# Start of Dataset section

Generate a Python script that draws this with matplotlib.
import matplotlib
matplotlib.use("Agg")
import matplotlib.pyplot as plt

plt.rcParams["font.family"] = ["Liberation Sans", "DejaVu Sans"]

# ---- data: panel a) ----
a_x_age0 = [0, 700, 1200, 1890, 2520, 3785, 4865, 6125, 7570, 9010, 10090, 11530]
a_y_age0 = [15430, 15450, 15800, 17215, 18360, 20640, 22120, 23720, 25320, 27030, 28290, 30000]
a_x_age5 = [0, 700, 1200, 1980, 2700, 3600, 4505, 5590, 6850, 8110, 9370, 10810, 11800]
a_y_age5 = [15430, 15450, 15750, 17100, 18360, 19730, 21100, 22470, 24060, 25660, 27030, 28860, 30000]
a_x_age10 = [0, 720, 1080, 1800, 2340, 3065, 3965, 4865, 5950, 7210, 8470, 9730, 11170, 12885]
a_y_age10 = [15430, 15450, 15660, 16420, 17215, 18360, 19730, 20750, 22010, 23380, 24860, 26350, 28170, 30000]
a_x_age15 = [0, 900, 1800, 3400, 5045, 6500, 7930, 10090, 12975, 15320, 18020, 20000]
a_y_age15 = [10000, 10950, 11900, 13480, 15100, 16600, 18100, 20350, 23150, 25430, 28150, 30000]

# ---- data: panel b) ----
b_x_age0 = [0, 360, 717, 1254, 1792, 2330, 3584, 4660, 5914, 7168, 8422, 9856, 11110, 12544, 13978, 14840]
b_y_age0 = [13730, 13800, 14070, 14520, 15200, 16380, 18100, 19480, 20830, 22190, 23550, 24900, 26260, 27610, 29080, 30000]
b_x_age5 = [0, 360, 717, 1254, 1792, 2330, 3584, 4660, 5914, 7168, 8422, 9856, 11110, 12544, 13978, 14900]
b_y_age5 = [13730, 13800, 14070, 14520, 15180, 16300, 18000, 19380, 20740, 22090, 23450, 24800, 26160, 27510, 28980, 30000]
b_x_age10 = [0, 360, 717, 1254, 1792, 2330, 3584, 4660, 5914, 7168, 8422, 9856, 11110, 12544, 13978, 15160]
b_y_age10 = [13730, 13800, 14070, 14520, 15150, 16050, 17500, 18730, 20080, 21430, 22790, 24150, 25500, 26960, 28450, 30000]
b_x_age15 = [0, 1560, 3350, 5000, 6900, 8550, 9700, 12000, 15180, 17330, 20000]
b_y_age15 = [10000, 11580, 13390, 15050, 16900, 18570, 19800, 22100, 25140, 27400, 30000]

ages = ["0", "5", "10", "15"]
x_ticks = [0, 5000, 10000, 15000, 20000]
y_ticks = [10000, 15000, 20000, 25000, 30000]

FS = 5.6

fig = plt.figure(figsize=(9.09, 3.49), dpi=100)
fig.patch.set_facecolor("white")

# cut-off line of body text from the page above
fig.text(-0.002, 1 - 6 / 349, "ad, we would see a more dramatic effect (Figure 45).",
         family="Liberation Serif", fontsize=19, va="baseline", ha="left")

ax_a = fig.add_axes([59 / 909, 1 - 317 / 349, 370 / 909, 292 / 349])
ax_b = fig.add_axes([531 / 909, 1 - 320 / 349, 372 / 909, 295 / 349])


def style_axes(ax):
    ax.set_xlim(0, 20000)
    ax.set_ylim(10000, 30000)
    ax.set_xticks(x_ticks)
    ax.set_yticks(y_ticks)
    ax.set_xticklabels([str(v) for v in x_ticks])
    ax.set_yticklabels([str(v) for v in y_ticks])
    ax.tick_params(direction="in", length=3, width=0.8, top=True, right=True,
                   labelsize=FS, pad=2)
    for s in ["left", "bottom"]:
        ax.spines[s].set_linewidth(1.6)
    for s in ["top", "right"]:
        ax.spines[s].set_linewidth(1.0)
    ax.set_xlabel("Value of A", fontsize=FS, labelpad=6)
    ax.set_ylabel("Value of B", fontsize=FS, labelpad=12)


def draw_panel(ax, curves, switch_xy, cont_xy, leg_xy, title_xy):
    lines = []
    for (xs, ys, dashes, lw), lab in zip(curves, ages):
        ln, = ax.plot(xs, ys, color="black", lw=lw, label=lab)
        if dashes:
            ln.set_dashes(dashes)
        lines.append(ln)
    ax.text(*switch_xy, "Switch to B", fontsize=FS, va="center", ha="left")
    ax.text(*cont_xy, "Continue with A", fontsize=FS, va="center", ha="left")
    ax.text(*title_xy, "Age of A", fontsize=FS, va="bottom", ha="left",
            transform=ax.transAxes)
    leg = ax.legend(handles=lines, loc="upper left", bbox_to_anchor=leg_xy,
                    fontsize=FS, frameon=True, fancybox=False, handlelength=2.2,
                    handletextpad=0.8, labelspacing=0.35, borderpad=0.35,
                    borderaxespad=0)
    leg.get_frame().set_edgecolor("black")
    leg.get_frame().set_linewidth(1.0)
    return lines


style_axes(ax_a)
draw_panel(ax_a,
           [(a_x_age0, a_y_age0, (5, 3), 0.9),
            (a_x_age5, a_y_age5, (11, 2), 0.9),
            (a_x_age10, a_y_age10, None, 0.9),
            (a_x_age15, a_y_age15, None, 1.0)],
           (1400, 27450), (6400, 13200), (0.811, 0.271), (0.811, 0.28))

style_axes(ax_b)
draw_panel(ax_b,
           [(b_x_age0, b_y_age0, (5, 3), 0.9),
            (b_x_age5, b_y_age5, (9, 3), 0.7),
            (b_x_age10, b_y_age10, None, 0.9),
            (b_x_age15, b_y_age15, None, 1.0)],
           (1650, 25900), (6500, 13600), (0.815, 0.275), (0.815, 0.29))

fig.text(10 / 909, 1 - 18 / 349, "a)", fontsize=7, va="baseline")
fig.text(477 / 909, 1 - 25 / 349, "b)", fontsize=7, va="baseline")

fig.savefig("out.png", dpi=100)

# End of Dataset section

The task | Write the material out again word for word.

Full solution |
Generate a Python script that draws this with matplotlib.
import matplotlib
matplotlib.use("Agg")
import matplotlib.pyplot as plt

plt.rcParams["font.family"] = ["Liberation Sans", "DejaVu Sans"]

# ---- data: panel a) ----
a_x_age0 = [0, 700, 1200, 1890, 2520, 3785, 4865, 6125, 7570, 9010, 10090, 11530]
a_y_age0 = [15430, 15450, 15800, 17215, 18360, 20640, 22120, 23720, 25320, 27030, 28290, 30000]
a_x_age5 = [0, 700, 1200, 1980, 2700, 3600, 4505, 5590, 6850, 8110, 9370, 10810, 11800]
a_y_age5 = [15430, 15450, 15750, 17100, 18360, 19730, 21100, 22470, 24060, 25660, 27030, 28860, 30000]
a_x_age10 = [0, 720, 1080, 1800, 2340, 3065, 3965, 4865, 5950, 7210, 8470, 9730, 11170, 12885]
a_y_age10 = [15430, 15450, 15660, 16420, 17215, 18360, 19730, 20750, 22010, 23380, 24860, 26350, 28170, 30000]
a_x_age15 = [0, 900, 1800, 3400, 5045, 6500, 7930, 10090, 12975, 15320, 18020, 20000]
a_y_age15 = [10000, 10950, 11900, 13480, 15100, 16600, 18100, 20350, 23150, 25430, 28150, 30000]

# ---- data: panel b) ----
b_x_age0 = [0, 360, 717, 1254, 1792, 2330, 3584, 4660, 5914, 7168, 8422, 9856, 11110, 12544, 13978, 14840]
b_y_age0 = [13730, 13800, 14070, 14520, 15200, 16380, 18100, 19480, 20830, 22190, 23550, 24900, 26260, 27610, 29080, 30000]
b_x_age5 = [0, 360, 717, 1254, 1792, 2330, 3584, 4660, 5914, 7168, 8422, 9856, 11110, 12544, 13978, 14900]
b_y_age5 = [13730, 13800, 14070, 14520, 15180, 16300, 18000, 19380, 20740, 22090, 23450, 24800, 26160, 27510, 28980, 30000]
b_x_age10 = [0, 360, 717, 1254, 1792, 2330, 3584, 4660, 5914, 7168, 8422, 9856, 11110, 12544, 13978, 15160]
b_y_age10 = [13730, 13800, 14070, 14520, 15150, 16050, 17500, 18730, 20080, 21430, 22790, 24150, 25500, 26960, 28450, 30000]
b_x_age15 = [0, 1560, 3350, 5000, 6900, 8550, 9700, 12000, 15180, 17330, 20000]
b_y_age15 = [10000, 11580, 13390, 15050, 16900, 18570, 19800, 22100, 25140, 27400, 30000]

ages = ["0", "5", "10", "15"]
x_ticks = [0, 5000, 10000, 15000, 20000]
y_ticks = [10000, 15000, 20000, 25000, 30000]

FS = 5.6

fig = plt.figure(figsize=(9.09, 3.49), dpi=100)
fig.patch.set_facecolor("white")

# cut-off line of body text from the page above
fig.text(-0.002, 1 - 6 / 349, "ad, we would see a more dramatic effect (Figure 45).",
         family="Liberation Serif", fontsize=19, va="baseline", ha="left")

ax_a = fig.add_axes([59 / 909, 1 - 317 / 349, 370 / 909, 292 / 349])
ax_b = fig.add_axes([531 / 909, 1 - 320 / 349, 372 / 909, 295 / 349])


def style_axes(ax):
    ax.set_xlim(0, 20000)
    ax.set_ylim(10000, 30000)
    ax.set_xticks(x_ticks)
    ax.set_yticks(y_ticks)
    ax.set_xticklabels([str(v) for v in x_ticks])
    ax.set_yticklabels([str(v) for v in y_ticks])
    ax.tick_params(direction="in", length=3, width=0.8, top=True, right=True,
                   labelsize=FS, pad=2)
    for s in ["left", "bottom"]:
        ax.spines[s].set_linewidth(1.6)
    for s in ["top", "right"]:
        ax.spines[s].set_linewidth(1.0)
    ax.set_xlabel("Value of A", fontsize=FS, labelpad=6)
    ax.set_ylabel("Value of B", fontsize=FS, labelpad=12)


def draw_panel(ax, curves, switch_xy, cont_xy, leg_xy, title_xy):
    lines = []
    for (xs, ys, dashes, lw), lab in zip(curves, ages):
        ln, = ax.plot(xs, ys, color="black", lw=lw, label=lab)
        if dashes:
            ln.set_dashes(dashes)
        lines.append(ln)
    ax.text(*switch_xy, "Switch to B", fontsize=FS, va="center", ha="left")
    ax.text(*cont_xy, "Continue with A", fontsize=FS, va="center", ha="left")
    ax.text(*title_xy, "Age of A", fontsize=FS, va="bottom", ha="left",
            transform=ax.transAxes)
    leg = ax.legend(handles=lines, loc="upper left", bbox_to_anchor=leg_xy,
                    fontsize=FS, frameon=True, fancybox=False, handlelength=2.2,
                    handletextpad=0.8, labelspacing=0.35, borderpad=0.35,
                    borderaxespad=0)
    leg.get_frame().set_edgecolor("black")
    leg.get_frame().set_linewidth(1.0)
    return lines


style_axes(ax_a)
draw_panel(ax_a,
           [(a_x_age0, a_y_age0, (5, 3), 0.9),
            (a_x_age5, a_y_age5, (11, 2), 0.9),
            (a_x_age10, a_y_age10, None, 0.9),
            (a_x_age15, a_y_age15, None, 1.0)],
           (1400, 27450), (6400, 13200), (0.811, 0.271), (0.811, 0.28))

style_axes(ax_b)
draw_panel(ax_b,
           [(b_x_age0, b_y_age0, (5, 3), 0.9),
            (b_x_age5, b_y_age5, (9, 3), 0.7),
            (b_x_age10, b_y_age10, None, 0.9),
            (b_x_age15, b_y_age15, None, 1.0)],
           (1650, 25900), (6500, 13600), (0.815, 0.275), (0.815, 0.29))

fig.text(10 / 909, 1 - 18 / 349, "a)", fontsize=7, va="baseline")
fig.text(477 / 909, 1 - 25 / 349, "b)", fontsize=7, va="baseline")

fig.savefig("out.png", dpi=100)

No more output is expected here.